==== Dataset extract
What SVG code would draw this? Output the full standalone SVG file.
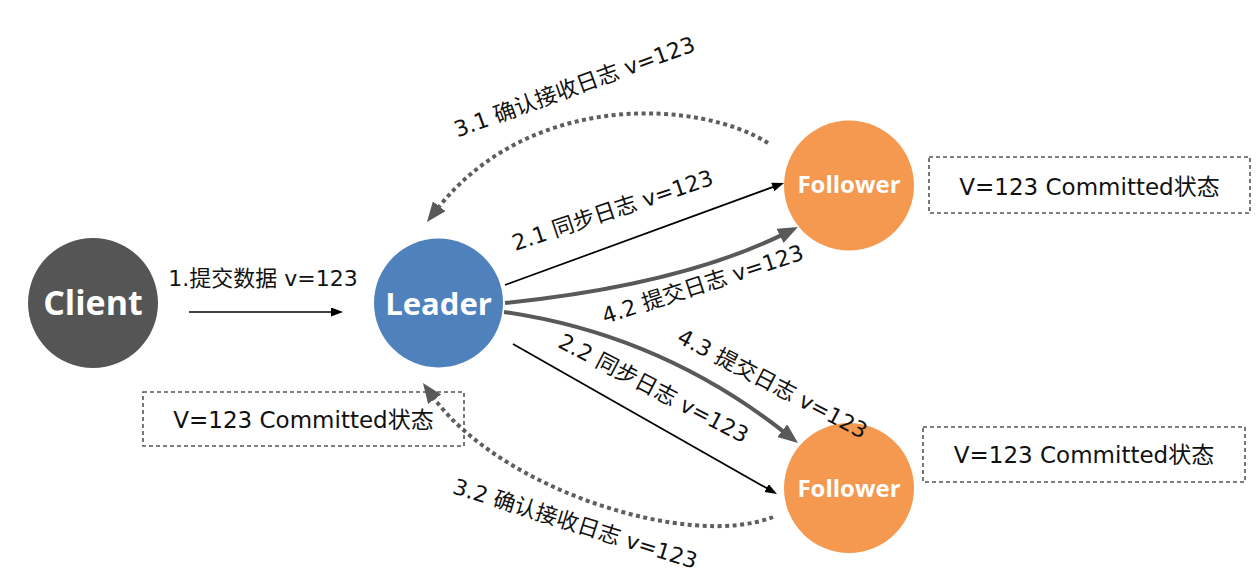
<svg xmlns="http://www.w3.org/2000/svg" width="1260" height="574" viewBox="0 0 1260 574">
<style>
.bg{fill:#ffffff}
.node-label{font-family:"Open Sans","DejaVu Sans",sans-serif;font-weight:700;fill:#ffffff;text-anchor:middle}
.lbl{font-family:"DejaVu Sans","Noto Sans CJK SC",sans-serif;font-size:22px;fill:#111111;text-anchor:middle}
.box{fill:none;stroke:#555555;stroke-width:1.6;stroke-dasharray:4 3}
.boxtxt{font-family:"DejaVu Sans","Noto Sans CJK SC",sans-serif;font-size:23px;fill:#111111;text-anchor:middle}
.thin{fill:none;stroke:#000000;stroke-width:1.7;marker-end:url(#ah-black)}
.thick{fill:none;stroke:#595959;stroke-width:4;marker-end:url(#ah-gray)}
.dotted{fill:none;stroke:#5e5e5e;stroke-width:4;stroke-dasharray:4 3.5;marker-end:url(#ah-dot)}
</style>
<defs>
<marker id="ah-black" markerUnits="userSpaceOnUse" markerWidth="13" markerHeight="10" refX="2" refY="4.5" orient="auto">
<path d="M0,0 L12,4.5 L0,9 z" fill="#000000"/>
</marker>
<marker id="ah-gray" markerUnits="userSpaceOnUse" markerWidth="21" markerHeight="17" refX="4" refY="8" orient="auto">
<path d="M0,0 L20,8 L0,16 z" fill="#595959"/>
</marker>
<marker id="ah-dot" markerUnits="userSpaceOnUse" markerWidth="21" markerHeight="17" refX="4" refY="8" orient="auto">
<path d="M0,0 L20,8 L0,16 z" fill="#595959"/>
</marker>
</defs>
<rect class="bg" x="0" y="0" width="1260" height="574"/>

<g id="connectors">
<path id="e-client-leader" class="thin" d="M189,312 L333,312"/>
<path id="e-21" class="thin" d="M505,285 L774.6,186.4"/>
<path id="e-22" class="thin" d="M513,344 L768.3,489.1"/>
<path id="e-42" class="thick" d="M505,303 Q680,285 783.6,234.1"/>
<path id="e-43" class="thick" d="M504,312 Q660,334.5 785.4,433.1"/>
<path id="e-31" class="dotted" d="M768,143 C700,100 530,90 436.8,209.4"/>
<path id="e-32" class="dotted" d="M773,517 C690,550 500,490 432.3,396"/>
</g>

<g id="client">
<circle cx="93" cy="303" r="65" fill="#555555"/>
<text class="node-label" x="93" y="315" font-size="34">Client</text>
</g>
<g id="leader">
<circle cx="438.5" cy="303" r="64.5" fill="#4F81BD"/>
<text class="node-label" x="438.5" y="315" font-size="31">Leader</text>
</g>
<g id="follower1">
<circle cx="849" cy="185.5" r="65" fill="#F4994F"/>
<text class="node-label" x="849" y="193" font-size="24">Follower</text>
</g>
<g id="follower2">
<circle cx="849" cy="488" r="65" fill="#F4994F"/>
<text class="node-label" x="849" y="497" font-size="24">Follower</text>
</g>

<g id="edge-labels">
<text class="lbl" x="263" y="286">1.提交数据 v=123</text>
<text class="lbl" transform="translate(577,94) rotate(-20)" x="0" y="0">3.1 确认接收日志 v=123</text>
<text class="lbl" transform="translate(615,217.5) rotate(-18.5)" x="0" y="0">2.1 同步日志 v=123</text>
<text class="lbl" transform="translate(705,291.5) rotate(-18)" x="0" y="0">4.2 提交日志 v=123</text>
<text class="lbl" transform="translate(769,390.5) rotate(27.6)" x="0" y="0">4.3 提交日志 v=123</text>
<text class="lbl" transform="translate(650,395) rotate(27.5)" x="0" y="0">2.2 同步日志 v=123</text>
<text class="lbl" transform="translate(573,531) rotate(17.4)" x="0" y="0">3.2 确认接收日志 v=123</text>
</g>

<g id="state-follower1">
<rect class="box" x="929" y="157" width="321" height="56"/>
<text class="boxtxt" x="1089.5" y="195">V=123 Committed状态</text>
</g>
<g id="state-follower2">
<rect class="box" x="923" y="427" width="322" height="55"/>
<text class="boxtxt" x="1084" y="463">V=123 Committed状态</text>
</g>
<g id="state-leader">
<rect class="box" x="143" y="392" width="321" height="54"/>
<text class="boxtxt" x="303.5" y="428">V=123 Committed状态</text>
</g>
</svg>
========
Goal
Return the listing above in full and without alteration, excluding its pictures.

Task answer
What SVG code would draw this? Output the full standalone SVG file.
<svg xmlns="http://www.w3.org/2000/svg" width="1260" height="574" viewBox="0 0 1260 574">
<style>
.bg{fill:#ffffff}
.node-label{font-family:"Open Sans","DejaVu Sans",sans-serif;font-weight:700;fill:#ffffff;text-anchor:middle}
.lbl{font-family:"DejaVu Sans","Noto Sans CJK SC",sans-serif;font-size:22px;fill:#111111;text-anchor:middle}
.box{fill:none;stroke:#555555;stroke-width:1.6;stroke-dasharray:4 3}
.boxtxt{font-family:"DejaVu Sans","Noto Sans CJK SC",sans-serif;font-size:23px;fill:#111111;text-anchor:middle}
.thin{fill:none;stroke:#000000;stroke-width:1.7;marker-end:url(#ah-black)}
.thick{fill:none;stroke:#595959;stroke-width:4;marker-end:url(#ah-gray)}
.dotted{fill:none;stroke:#5e5e5e;stroke-width:4;stroke-dasharray:4 3.5;marker-end:url(#ah-dot)}
</style>
<defs>
<marker id="ah-black" markerUnits="userSpaceOnUse" markerWidth="13" markerHeight="10" refX="2" refY="4.5" orient="auto">
<path d="M0,0 L12,4.5 L0,9 z" fill="#000000"/>
</marker>
<marker id="ah-gray" markerUnits="userSpaceOnUse" markerWidth="21" markerHeight="17" refX="4" refY="8" orient="auto">
<path d="M0,0 L20,8 L0,16 z" fill="#595959"/>
</marker>
<marker id="ah-dot" markerUnits="userSpaceOnUse" markerWidth="21" markerHeight="17" refX="4" refY="8" orient="auto">
<path d="M0,0 L20,8 L0,16 z" fill="#595959"/>
</marker>
</defs>
<rect class="bg" x="0" y="0" width="1260" height="574"/>

<g id="connectors">
<path id="e-client-leader" class="thin" d="M189,312 L333,312"/>
<path id="e-21" class="thin" d="M505,285 L774.6,186.4"/>
<path id="e-22" class="thin" d="M513,344 L768.3,489.1"/>
<path id="e-42" class="thick" d="M505,303 Q680,285 783.6,234.1"/>
<path id="e-43" class="thick" d="M504,312 Q660,334.5 785.4,433.1"/>
<path id="e-31" class="dotted" d="M768,143 C700,100 530,90 436.8,209.4"/>
<path id="e-32" class="dotted" d="M773,517 C690,550 500,490 432.3,396"/>
</g>

<g id="client">
<circle cx="93" cy="303" r="65" fill="#555555"/>
<text class="node-label" x="93" y="315" font-size="34">Client</text>
</g>
<g id="leader">
<circle cx="438.5" cy="303" r="64.5" fill="#4F81BD"/>
<text class="node-label" x="438.5" y="315" font-size="31">Leader</text>
</g>
<g id="follower1">
<circle cx="849" cy="185.5" r="65" fill="#F4994F"/>
<text class="node-label" x="849" y="193" font-size="24">Follower</text>
</g>
<g id="follower2">
<circle cx="849" cy="488" r="65" fill="#F4994F"/>
<text class="node-label" x="849" y="497" font-size="24">Follower</text>
</g>

<g id="edge-labels">
<text class="lbl" x="263" y="286">1.提交数据 v=123</text>
<text class="lbl" transform="translate(577,94) rotate(-20)" x="0" y="0">3.1 确认接收日志 v=123</text>
<text class="lbl" transform="translate(615,217.5) rotate(-18.5)" x="0" y="0">2.1 同步日志 v=123</text>
<text class="lbl" transform="translate(705,291.5) rotate(-18)" x="0" y="0">4.2 提交日志 v=123</text>
<text class="lbl" transform="translate(769,390.5) rotate(27.6)" x="0" y="0">4.3 提交日志 v=123</text>
<text class="lbl" transform="translate(650,395) rotate(27.5)" x="0" y="0">2.2 同步日志 v=123</text>
<text class="lbl" transform="translate(573,531) rotate(17.4)" x="0" y="0">3.2 确认接收日志 v=123</text>
</g>

<g id="state-follower1">
<rect class="box" x="929" y="157" width="321" height="56"/>
<text class="boxtxt" x="1089.5" y="195">V=123 Committed状态</text>
</g>
<g id="state-follower2">
<rect class="box" x="923" y="427" width="322" height="55"/>
<text class="boxtxt" x="1084" y="463">V=123 Committed状态</text>
</g>
<g id="state-leader">
<rect class="box" x="143" y="392" width="321" height="54"/>
<text class="boxtxt" x="303.5" y="428">V=123 Committed状态</text>
</g>
</svg>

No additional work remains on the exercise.